## What the task asks
Copy out each line of the data that holds the word "chart".

-- start of Data excerpts --

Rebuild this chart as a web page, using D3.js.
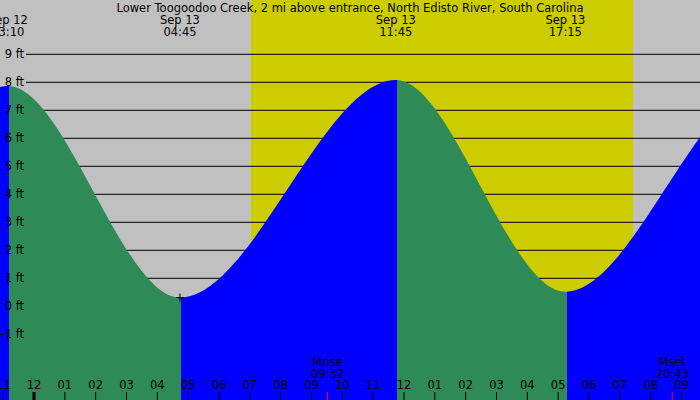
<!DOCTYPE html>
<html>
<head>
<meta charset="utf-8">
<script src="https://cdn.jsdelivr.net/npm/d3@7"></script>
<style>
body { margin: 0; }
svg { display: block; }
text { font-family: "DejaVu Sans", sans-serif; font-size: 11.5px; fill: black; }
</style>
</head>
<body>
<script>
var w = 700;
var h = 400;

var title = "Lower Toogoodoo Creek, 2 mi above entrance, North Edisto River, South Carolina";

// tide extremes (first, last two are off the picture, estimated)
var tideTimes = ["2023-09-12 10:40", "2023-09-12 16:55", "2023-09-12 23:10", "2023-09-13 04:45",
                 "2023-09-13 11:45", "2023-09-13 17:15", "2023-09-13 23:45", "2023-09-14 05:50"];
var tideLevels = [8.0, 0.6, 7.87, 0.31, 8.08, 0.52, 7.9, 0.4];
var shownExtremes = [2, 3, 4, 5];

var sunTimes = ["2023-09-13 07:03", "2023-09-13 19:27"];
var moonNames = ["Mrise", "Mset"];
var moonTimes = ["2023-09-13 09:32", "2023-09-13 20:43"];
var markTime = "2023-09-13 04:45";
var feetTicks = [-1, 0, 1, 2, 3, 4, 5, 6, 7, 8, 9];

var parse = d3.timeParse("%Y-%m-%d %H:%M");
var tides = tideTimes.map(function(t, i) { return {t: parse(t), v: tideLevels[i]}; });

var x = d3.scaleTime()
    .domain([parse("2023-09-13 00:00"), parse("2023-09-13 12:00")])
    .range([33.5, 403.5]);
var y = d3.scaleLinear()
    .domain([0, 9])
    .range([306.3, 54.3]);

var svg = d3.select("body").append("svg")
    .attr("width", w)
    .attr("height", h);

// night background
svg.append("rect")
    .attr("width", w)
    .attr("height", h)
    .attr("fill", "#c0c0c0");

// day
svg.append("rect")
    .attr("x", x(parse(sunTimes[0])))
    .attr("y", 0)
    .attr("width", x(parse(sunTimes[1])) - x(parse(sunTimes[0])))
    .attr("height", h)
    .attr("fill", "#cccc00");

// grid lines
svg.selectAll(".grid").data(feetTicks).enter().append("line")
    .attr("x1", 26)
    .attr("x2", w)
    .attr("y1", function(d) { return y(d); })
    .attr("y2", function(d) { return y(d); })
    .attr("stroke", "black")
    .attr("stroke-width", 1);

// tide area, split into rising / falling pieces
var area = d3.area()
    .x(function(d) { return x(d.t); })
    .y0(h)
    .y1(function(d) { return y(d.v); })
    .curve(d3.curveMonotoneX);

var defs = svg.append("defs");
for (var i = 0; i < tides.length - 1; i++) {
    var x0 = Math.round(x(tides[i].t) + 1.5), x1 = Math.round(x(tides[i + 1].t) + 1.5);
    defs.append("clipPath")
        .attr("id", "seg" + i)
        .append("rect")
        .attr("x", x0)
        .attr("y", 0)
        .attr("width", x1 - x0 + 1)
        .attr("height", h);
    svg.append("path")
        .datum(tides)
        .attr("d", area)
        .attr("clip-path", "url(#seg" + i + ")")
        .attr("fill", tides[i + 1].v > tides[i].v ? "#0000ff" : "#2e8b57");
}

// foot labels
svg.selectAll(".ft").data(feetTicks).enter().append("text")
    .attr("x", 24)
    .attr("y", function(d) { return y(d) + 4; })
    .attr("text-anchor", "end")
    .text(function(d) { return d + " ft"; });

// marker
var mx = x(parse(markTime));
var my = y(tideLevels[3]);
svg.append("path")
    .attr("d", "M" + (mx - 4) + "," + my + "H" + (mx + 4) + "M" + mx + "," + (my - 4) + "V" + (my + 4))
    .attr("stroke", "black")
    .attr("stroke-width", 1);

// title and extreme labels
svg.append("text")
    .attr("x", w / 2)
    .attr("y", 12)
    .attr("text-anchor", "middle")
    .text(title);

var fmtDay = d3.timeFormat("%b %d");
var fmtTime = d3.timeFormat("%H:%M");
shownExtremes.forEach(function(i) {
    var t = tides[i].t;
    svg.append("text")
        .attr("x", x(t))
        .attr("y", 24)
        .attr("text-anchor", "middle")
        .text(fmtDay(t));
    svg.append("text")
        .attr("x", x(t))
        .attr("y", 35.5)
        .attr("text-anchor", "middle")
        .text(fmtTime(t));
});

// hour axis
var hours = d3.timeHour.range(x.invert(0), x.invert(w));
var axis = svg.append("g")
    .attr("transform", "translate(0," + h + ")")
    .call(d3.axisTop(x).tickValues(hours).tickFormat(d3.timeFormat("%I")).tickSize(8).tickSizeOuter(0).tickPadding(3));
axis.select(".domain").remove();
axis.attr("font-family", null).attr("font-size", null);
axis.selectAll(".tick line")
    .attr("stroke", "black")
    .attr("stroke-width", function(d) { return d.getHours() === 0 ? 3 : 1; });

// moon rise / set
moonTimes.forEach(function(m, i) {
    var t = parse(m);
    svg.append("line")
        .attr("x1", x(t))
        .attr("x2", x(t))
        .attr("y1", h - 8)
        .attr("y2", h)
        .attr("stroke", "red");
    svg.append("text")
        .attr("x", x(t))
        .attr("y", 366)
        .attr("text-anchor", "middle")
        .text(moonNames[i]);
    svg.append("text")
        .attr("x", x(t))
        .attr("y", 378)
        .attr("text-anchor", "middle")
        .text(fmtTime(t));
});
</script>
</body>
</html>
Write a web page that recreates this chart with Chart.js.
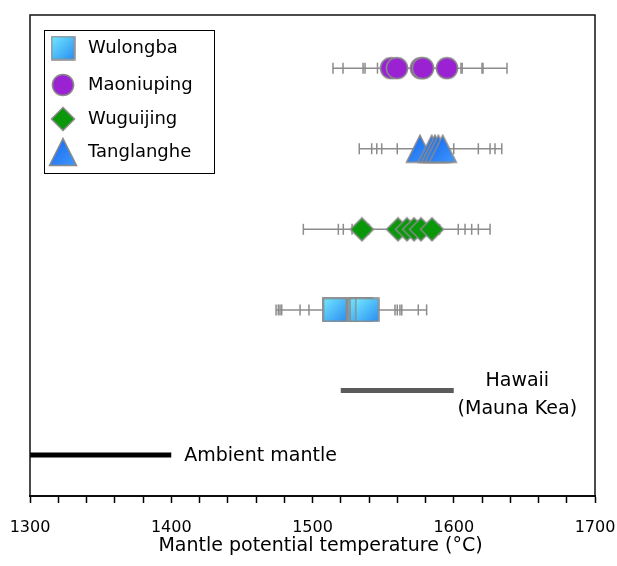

-- end of Data excerpts --

## Exercise output
Rebuild this chart as a web page, using D3.js.
Write a web page that recreates this chart with Chart.js.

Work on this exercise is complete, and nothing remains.